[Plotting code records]

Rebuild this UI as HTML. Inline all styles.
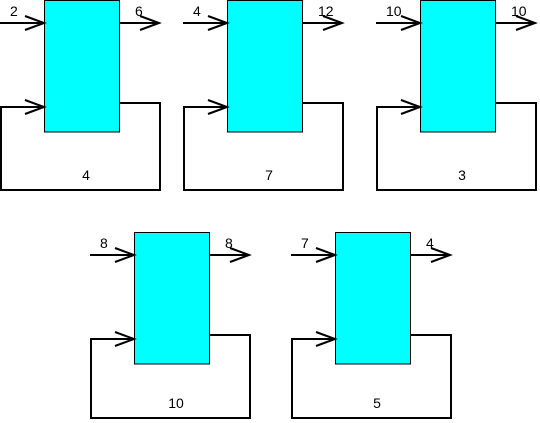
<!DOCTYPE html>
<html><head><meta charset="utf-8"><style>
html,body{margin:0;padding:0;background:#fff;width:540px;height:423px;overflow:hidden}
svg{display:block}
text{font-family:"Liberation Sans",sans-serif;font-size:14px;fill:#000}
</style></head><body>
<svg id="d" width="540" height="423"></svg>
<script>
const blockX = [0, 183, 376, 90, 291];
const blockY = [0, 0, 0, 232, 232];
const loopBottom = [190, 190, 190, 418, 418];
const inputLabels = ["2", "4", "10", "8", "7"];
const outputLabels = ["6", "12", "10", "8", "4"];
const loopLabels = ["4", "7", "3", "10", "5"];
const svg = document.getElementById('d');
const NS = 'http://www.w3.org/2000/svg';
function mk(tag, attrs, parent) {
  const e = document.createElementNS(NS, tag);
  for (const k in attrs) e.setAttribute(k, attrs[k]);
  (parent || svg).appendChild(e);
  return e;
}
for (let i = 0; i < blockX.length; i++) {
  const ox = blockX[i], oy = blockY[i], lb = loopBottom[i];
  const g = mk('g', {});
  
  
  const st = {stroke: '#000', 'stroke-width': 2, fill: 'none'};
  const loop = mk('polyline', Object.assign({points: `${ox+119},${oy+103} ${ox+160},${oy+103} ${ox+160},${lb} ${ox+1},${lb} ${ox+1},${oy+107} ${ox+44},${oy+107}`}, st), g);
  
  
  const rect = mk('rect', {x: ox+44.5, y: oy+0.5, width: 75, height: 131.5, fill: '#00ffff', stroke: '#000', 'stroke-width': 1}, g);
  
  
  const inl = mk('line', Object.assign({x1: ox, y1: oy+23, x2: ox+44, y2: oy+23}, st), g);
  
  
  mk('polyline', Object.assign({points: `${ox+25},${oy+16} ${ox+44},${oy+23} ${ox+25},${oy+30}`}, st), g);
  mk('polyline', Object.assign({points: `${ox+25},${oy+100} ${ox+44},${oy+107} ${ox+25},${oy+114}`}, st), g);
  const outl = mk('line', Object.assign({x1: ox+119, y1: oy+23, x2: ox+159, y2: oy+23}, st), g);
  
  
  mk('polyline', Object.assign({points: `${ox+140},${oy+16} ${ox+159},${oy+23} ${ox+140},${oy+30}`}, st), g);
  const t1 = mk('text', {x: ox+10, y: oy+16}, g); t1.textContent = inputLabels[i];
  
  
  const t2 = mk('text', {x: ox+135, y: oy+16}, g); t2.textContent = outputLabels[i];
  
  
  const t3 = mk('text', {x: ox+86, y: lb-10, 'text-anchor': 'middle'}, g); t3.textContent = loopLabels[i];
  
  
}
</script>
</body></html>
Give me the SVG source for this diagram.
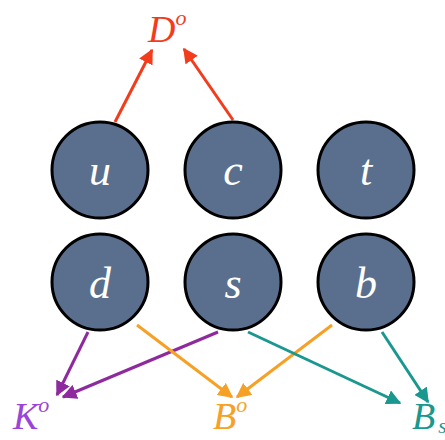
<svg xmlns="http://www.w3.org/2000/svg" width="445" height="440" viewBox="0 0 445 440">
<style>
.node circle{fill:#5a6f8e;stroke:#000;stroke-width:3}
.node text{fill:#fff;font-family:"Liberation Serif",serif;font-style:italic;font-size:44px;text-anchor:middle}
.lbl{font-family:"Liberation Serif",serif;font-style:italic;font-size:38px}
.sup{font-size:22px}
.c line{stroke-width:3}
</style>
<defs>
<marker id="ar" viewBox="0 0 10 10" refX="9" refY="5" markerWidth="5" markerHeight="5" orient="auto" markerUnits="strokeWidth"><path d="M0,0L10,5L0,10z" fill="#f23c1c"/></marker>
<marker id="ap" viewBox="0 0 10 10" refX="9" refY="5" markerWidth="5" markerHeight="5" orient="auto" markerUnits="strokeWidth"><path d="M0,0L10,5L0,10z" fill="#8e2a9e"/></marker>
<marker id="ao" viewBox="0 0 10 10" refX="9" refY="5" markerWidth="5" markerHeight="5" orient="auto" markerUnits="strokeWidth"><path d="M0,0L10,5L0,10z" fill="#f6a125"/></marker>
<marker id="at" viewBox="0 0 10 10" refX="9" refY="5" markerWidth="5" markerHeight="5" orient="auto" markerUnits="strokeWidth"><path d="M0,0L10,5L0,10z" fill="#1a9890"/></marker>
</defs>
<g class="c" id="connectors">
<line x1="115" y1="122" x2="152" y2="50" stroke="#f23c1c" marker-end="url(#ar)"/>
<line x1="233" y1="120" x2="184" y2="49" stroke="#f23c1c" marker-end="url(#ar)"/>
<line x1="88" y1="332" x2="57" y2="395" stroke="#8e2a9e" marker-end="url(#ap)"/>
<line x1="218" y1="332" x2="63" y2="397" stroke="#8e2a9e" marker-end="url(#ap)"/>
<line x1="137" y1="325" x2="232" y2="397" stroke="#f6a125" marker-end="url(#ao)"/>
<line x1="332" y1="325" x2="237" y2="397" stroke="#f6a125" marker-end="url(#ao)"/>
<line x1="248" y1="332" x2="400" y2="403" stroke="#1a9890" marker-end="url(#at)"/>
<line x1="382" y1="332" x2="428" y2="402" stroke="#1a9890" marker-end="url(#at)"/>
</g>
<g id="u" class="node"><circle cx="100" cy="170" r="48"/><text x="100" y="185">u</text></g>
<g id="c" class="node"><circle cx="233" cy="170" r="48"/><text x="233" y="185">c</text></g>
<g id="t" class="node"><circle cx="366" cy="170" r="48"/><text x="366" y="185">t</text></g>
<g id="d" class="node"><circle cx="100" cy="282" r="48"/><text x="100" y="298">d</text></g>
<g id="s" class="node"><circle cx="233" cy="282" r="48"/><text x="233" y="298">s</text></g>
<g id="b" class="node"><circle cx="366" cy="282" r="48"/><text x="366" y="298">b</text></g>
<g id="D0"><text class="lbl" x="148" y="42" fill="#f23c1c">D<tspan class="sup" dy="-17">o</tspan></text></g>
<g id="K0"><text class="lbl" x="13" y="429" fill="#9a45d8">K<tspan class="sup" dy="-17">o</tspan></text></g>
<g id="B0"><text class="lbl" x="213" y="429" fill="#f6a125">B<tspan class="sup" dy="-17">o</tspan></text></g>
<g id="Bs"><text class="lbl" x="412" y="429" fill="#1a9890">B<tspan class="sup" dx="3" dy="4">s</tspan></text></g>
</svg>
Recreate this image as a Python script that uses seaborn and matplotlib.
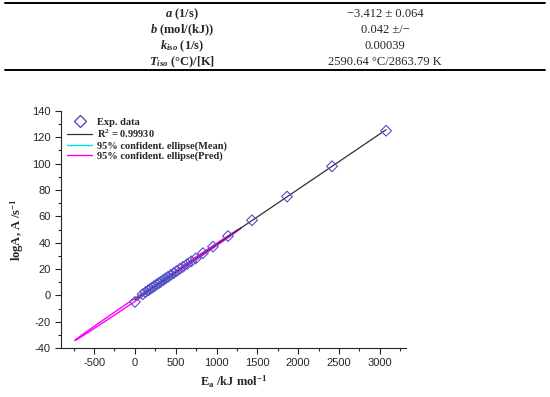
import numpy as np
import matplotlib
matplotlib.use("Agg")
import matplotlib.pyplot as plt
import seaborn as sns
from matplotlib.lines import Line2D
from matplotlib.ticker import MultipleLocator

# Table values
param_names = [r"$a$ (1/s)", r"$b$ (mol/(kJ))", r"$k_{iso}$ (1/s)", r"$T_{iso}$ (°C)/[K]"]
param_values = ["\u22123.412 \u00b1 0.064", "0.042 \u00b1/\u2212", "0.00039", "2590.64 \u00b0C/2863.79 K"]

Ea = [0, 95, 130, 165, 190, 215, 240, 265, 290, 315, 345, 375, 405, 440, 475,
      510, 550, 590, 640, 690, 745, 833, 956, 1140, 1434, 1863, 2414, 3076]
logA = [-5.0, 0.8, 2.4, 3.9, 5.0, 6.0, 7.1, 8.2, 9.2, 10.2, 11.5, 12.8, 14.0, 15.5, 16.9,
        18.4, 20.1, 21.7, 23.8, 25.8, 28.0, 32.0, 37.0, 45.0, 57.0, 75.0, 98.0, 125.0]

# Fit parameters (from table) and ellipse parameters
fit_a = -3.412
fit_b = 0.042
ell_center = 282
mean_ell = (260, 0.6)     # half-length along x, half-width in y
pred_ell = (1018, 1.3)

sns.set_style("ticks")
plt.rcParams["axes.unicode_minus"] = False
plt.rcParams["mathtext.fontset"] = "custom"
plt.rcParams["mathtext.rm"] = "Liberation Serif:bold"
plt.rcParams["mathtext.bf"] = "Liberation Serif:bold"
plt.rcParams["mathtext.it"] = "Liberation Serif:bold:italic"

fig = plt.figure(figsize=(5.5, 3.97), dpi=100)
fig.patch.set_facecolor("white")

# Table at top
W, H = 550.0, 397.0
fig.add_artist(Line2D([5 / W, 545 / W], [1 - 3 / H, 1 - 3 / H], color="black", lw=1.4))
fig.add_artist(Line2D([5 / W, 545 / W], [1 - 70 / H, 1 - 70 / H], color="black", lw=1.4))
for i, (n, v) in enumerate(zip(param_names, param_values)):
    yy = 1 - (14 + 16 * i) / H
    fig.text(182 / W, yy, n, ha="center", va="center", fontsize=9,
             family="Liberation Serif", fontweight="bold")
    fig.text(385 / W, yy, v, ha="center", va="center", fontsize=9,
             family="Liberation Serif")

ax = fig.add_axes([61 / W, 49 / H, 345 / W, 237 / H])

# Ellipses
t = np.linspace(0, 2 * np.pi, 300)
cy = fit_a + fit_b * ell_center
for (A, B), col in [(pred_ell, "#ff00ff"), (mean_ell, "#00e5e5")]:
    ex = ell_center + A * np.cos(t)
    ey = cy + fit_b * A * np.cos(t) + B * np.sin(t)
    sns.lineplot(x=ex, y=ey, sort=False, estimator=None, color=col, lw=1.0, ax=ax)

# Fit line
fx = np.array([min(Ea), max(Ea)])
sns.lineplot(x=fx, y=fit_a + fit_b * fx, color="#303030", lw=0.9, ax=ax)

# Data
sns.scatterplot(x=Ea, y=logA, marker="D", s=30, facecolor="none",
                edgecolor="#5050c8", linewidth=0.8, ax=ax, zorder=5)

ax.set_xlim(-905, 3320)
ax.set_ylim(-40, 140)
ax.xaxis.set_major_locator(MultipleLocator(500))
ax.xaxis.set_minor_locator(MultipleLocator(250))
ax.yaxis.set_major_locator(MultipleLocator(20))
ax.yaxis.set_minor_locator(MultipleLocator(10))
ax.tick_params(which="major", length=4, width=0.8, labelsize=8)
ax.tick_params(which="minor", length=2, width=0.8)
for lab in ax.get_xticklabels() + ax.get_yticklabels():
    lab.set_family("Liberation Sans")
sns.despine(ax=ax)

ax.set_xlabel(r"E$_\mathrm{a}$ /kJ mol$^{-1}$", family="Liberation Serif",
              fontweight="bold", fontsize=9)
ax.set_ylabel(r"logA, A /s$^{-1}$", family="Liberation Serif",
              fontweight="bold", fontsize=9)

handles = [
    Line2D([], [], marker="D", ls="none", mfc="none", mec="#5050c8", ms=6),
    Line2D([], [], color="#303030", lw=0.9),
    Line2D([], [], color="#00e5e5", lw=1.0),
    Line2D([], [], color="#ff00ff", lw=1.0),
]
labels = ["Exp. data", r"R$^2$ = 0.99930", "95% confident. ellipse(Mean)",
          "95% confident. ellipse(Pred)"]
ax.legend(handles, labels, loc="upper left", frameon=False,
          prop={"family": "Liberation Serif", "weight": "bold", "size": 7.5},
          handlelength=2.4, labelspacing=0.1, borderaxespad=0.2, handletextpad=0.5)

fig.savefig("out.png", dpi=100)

### Exercise requirements
From the entries above, collect every line with the string "matplotlib" in it.

### Solution for this task
Recreate this image as a Python script that uses seaborn and matplotlib.
import matplotlib
matplotlib.use("Agg")
import matplotlib.pyplot as plt
from matplotlib.lines import Line2D
from matplotlib.ticker import MultipleLocator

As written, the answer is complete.